Una macchina dunque ben congegnata, il cui funzionamento si deve non solo agli autori e alla regia, ma anche agli eccezionali interpreti: Laura Galigani riesce ad essere davvero antipatica e cinica sulle prime, per mostrare poi le debolezze nascoste e la sensibilità che conquistano il pubblico; Antonio Orler sembra veramente il bravo ragazzo impacciato e timido e proprio per questo si scatena l’entusiasmo degli spettatori quando finalmente esplode contro l’immagine della sua ex, che fino a quel momento lo soggiogava: una vera e propria liberazione; la ex, Laura Pucini, fornisce una caratterizzazione coi fiocchi, con tanto di pose ricorrenti che fanno divertire e pregustare le sue prossime entrate in scena; Fabrizio Checcacci ha un’aria maliziosa al punto giusto che lo fa arrivare sempre a segno quando lancia le sue frecciatine quasi senza parole; il tutto per arrivare all’esibizione (sempre ironica) nel bel mezzo della cena, dove esprime il pieno della sua potenza vocale; Luciano Guerra diverte tanto con il suo Nick, ben studiato anche a livello di espressione fisica, donnaiolo dispensatore di consigli (mai seguiti dall’amico) la cui massima aspirazione da macho è poi fare la maratona dei film/telefilm di Star Trek; Maurizio Di Maio è irresistibile con il suo Alex, l’amico gay di Casey. Suo è il tormentone dello spettacolo, quello dei messaggi (rigorosamente cantati) lasciati sulla segreteria telefonica dell’amica, che puntualmente non gli risponde. Il suo personaggio si carica e va in crescendo per esplodere nel finale: una vera bomba. A Di Maio e a Checcacci è lasciato inoltre il sottofinale con tanto di bandiera arcobaleno, quel lieto fine che sembra (non riveliamo troppo) non esserci stato invece per i protagonisti.
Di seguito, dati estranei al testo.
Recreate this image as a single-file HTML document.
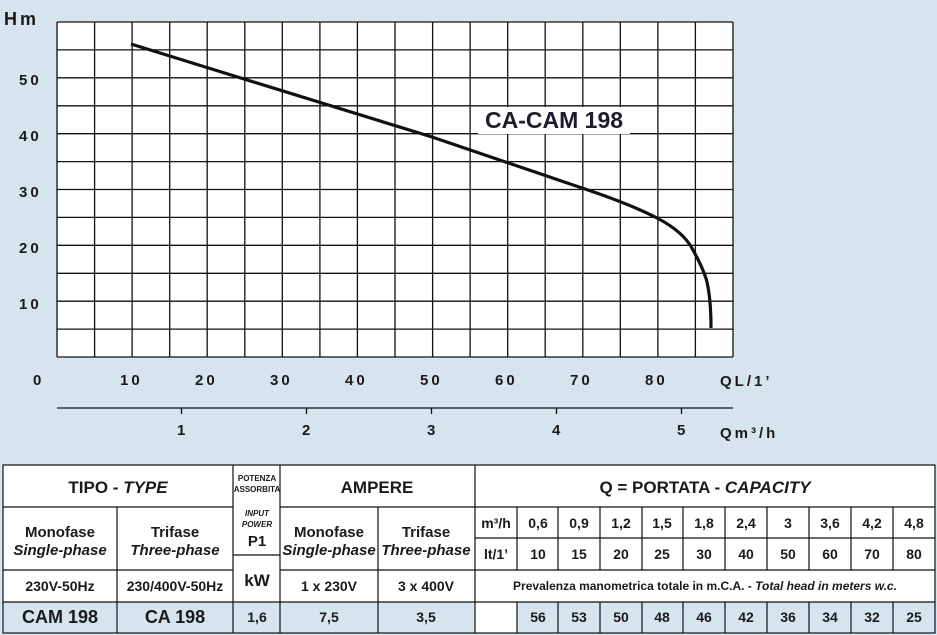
<!DOCTYPE html>
<html><head><meta charset="utf-8"><style>
html,body{margin:0;padding:0;background:#d5e4ed;}
svg{display:block}
text{font-family:"Liberation Sans",sans-serif;fill:#1a1a1a}
.ax{font-size:15px;font-weight:bold;letter-spacing:3px}
.t{font-size:15px;text-anchor:middle;font-weight:bold}
.b{font-weight:bold}
.n{font-weight:normal}
.i{font-style:italic}
</style></head><body>
<svg width="937" height="635" viewBox="0 0 937 635" xmlns="http://www.w3.org/2000/svg">
<rect width="937" height="635" fill="#d5e4ed"/>
<rect x="57" y="22" width="676" height="335" fill="#fff"/>
<g stroke="#111" stroke-width="1.3">
<path d="M57 22V357M94.6 22V357M132.1 22V357M169.7 22V357M207.2 22V357M244.8 22V357M282.3 22V357M319.9 22V357M357.4 22V357M395 22V357M432.6 22V357M470.1 22V357M507.7 22V357M545.2 22V357M582.8 22V357M620.3 22V357M657.9 22V357M695.4 22V357M733 22V357"/>
<path d="M57 22H733M57 49.9H733M57 77.8H733M57 105.8H733M57 133.7H733M57 161.6H733M57 189.5H733M57 217.4H733M57 245.3H733M57 273.3H733M57 301.2H733M57 329.1H733M57 357H733"/>
<path d="M57 408H733M181.5 408V414M306.5 408V414M431.5 408V414M556.5 408V414M681.5 408V414"/>
</g>
<rect x="478" y="107" width="152" height="27" fill="#fff"/>
<text x="485" y="128" style="font-size:23px;font-weight:bold;fill:#1c1c2c">CA-CAM 198</text>
<path d="M131 44 L244 79 L432 137 L582 188 Q630 204 657 218 Q684 232 693 250 Q704 270 707 282 Q711 300 711 328" fill="none" stroke="#111" stroke-width="3.2" stroke-linejoin="round"/>
<g class="ax">
<text x="4" y="25" style="font-size:18px">Hm</text>
<text x="19" y="85">50</text><text x="19" y="141">40</text><text x="19" y="197">30</text><text x="19" y="253">20</text><text x="19" y="309">10</text>
<text x="33" y="385">0</text>
<text x="120" y="385">10</text><text x="195" y="385">20</text><text x="270" y="385">30</text><text x="345" y="385">40</text><text x="420" y="385">50</text><text x="495" y="385">60</text><text x="570" y="385">70</text><text x="645" y="385">80</text>
<text x="720" y="386">QL/1’</text>
<text x="177" y="435">1</text><text x="302" y="435">2</text><text x="427" y="435">3</text><text x="552" y="435">4</text><text x="677" y="435">5</text>
<text x="720" y="438">Qm³/h</text>
</g>
<!-- table -->
<rect x="3" y="465" width="932" height="168" fill="#fff"/>
<rect x="3" y="602" width="472" height="31" fill="#d5e4ed"/>
<rect x="517" y="602" width="418" height="31" fill="#d5e4ed"/>
<g stroke="#111" stroke-width="1.2" fill="none">
<rect x="3" y="465" width="932" height="168"/>
<path d="M3 507H233M280 507H935M3 570H233M280 570H935M3 602H935M475 538H935M233 555H280"/>
<path d="M117 507V633M233 465V633M280 465V633M378 507V633M475 465V633M517 507V570M517 602V633"/>
<path d="M558 507V570M600 507V570M642 507V570M683 507V570M725 507V570M767 507V570M809 507V570M851 507V570M893 507V570"/>
<path d="M558 602V633M600 602V633M642 602V633M683 602V633M725 602V633M767 602V633M809 602V633M851 602V633M893 602V633"/>
</g>
<g class="t">
<text x="118" y="493" style="font-size:17px">TIPO - <tspan class="i">TYPE</tspan></text>
<text x="377" y="493" style="font-size:17px">AMPERE</text>
<text x="705" y="493" style="font-size:17px">Q = PORTATA - <tspan class="i">CAPACITY</tspan></text>
<text x="257" y="481" style="font-size:8px">POTENZA</text>
<text x="257" y="492" style="font-size:8px">ASSORBITA</text>
<text x="257" y="516" class="i" style="font-size:8px">INPUT</text>
<text x="257" y="527" class="i" style="font-size:8px">POWER</text>
<text x="257" y="546" style="font-size:15px">P1</text>
<text x="257" y="586" style="font-size:17px">kW</text>
<text x="60" y="537">Monofase</text><text x="60" y="555" class="i">Single-phase</text>
<text x="175" y="537">Trifase</text><text x="175" y="555" class="i">Three-phase</text>
<text x="329" y="537">Monofase</text><text x="329" y="555" class="i">Single-phase</text>
<text x="426" y="537">Trifase</text><text x="426" y="555" class="i">Three-phase</text>
<text x="60" y="591" style="font-size:14px">230V-50Hz</text>
<text x="175" y="591" style="font-size:14px">230/400V-50Hz</text>
<text x="329" y="591" style="font-size:14px">1 x 230V</text>
<text x="426" y="591" style="font-size:14px">3 x 400V</text>
<text x="60" y="623" style="font-size:18px">CAM 198</text>
<text x="175" y="623" style="font-size:18px">CA 198</text>
<text x="257" y="622" style="font-size:14px">1,6</text>
<text x="329" y="622" style="font-size:14px">7,5</text>
<text x="426" y="622" style="font-size:14px">3,5</text>
<text x="705" y="590" style="font-size:12px">Prevalenza manometrica totale in m.C.A. - <tspan class="i">Total head in meters w.c.</tspan></text>
<g style="font-size:14px">
<text x="496" y="528">m³/h</text><text x="496" y="559">lt/1’</text>
<text x="538" y="528">0,6</text><text x="579" y="528">0,9</text><text x="621" y="528">1,2</text><text x="662" y="528">1,5</text><text x="704" y="528">1,8</text><text x="746" y="528">2,4</text><text x="788" y="528">3</text><text x="830" y="528">3,6</text><text x="872" y="528">4,2</text><text x="914" y="528">4,8</text>
<text x="538" y="559">10</text><text x="579" y="559">15</text><text x="621" y="559">20</text><text x="662" y="559">25</text><text x="704" y="559">30</text><text x="746" y="559">40</text><text x="788" y="559">50</text><text x="830" y="559">60</text><text x="872" y="559">70</text><text x="914" y="559">80</text>
<text x="538" y="622">56</text><text x="579" y="622">53</text><text x="621" y="622">50</text><text x="662" y="622">48</text><text x="704" y="622">46</text><text x="746" y="622">42</text><text x="788" y="622">36</text><text x="830" y="622">34</text><text x="872" y="622">32</text><text x="914" y="622">25</text>
</g>
</g>
</svg>
</body></html>
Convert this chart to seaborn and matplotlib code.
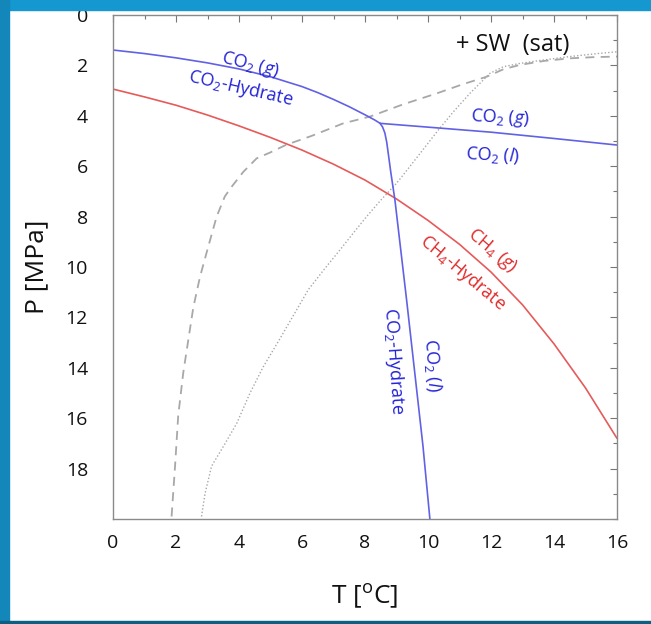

Dulcis in fundo c’è Silvia Di Stefano: un’artista rara di quelle che riempiono il teatro della loro sola presenza anche senza fare niente. Imperdibile vederla qui nei panni della nonna italiana di Mike con una caratterizzazione che spazia dalla nonnina del Far West a quella di Cappuccetto Rosso, con una vis comica potentissima; al tempo stesso Silvia riesce ad essere di una profondità e dolcezza uniche interpretando la mamma del protagonista, quando canta la lettera di addio al figlio prima di affrontare l’operazione che le sarà fatale. Un momento di forte intensità che entra nella trama così divertente senza stonare minimamente; un nome, quello della Di Stefano, che ci si augura di vedere sempre in scena perché fa davvero la differenza in qualsiasi ruolo.
Apprezzamenti anche per le scenografie, costituite da principio da quattro finestre con serrande e altrettanti balconi stilizzati di diversi colori e stili, che, spostate dagli attori stessi, che agiscono dietro di esse, si aprono per dare pieno spazio al locale dell’appuntamento.
La direzione musicale, firmata da Giovanni Maria Lori è impeccabile e rende al meglio i vari generi toccati dalla partitura. In futuro non sarebbe male pensare anche ad una versione live, anche con pochi elementi, che esalterebbe, nei teatri più piccoli, le vocalità degli interpreti, conferendo quel tocco in più che la musica dal vivo regala e rendendo più comprensibili le liriche, che purtroppo qua e là si sono perse per le casse troppo alte.
I costumi, tutti giusti per i personaggi, sono di Paola Landini.
I movimenti coreografici che coinvolgono l’attenzione con la semplicità dell’energia sono firmati da Luca Peluso (l’Eugene dell’attuale versione di Grease della Compagnia della Rancia) che ha lavorato in stretta collaborazione con Di Blasio, come aiuto.
Speriamo di aver reso bene l’idea dello spettacolo (consigliato più ad un pubblico di adulti che di bambini) visto che, come cantato dal cast in un divertente quadretto in cui ogni interprete, capitanato da Google, impersona un social network: «Se passa in rete è per sempre perciò occhio a quello che fai».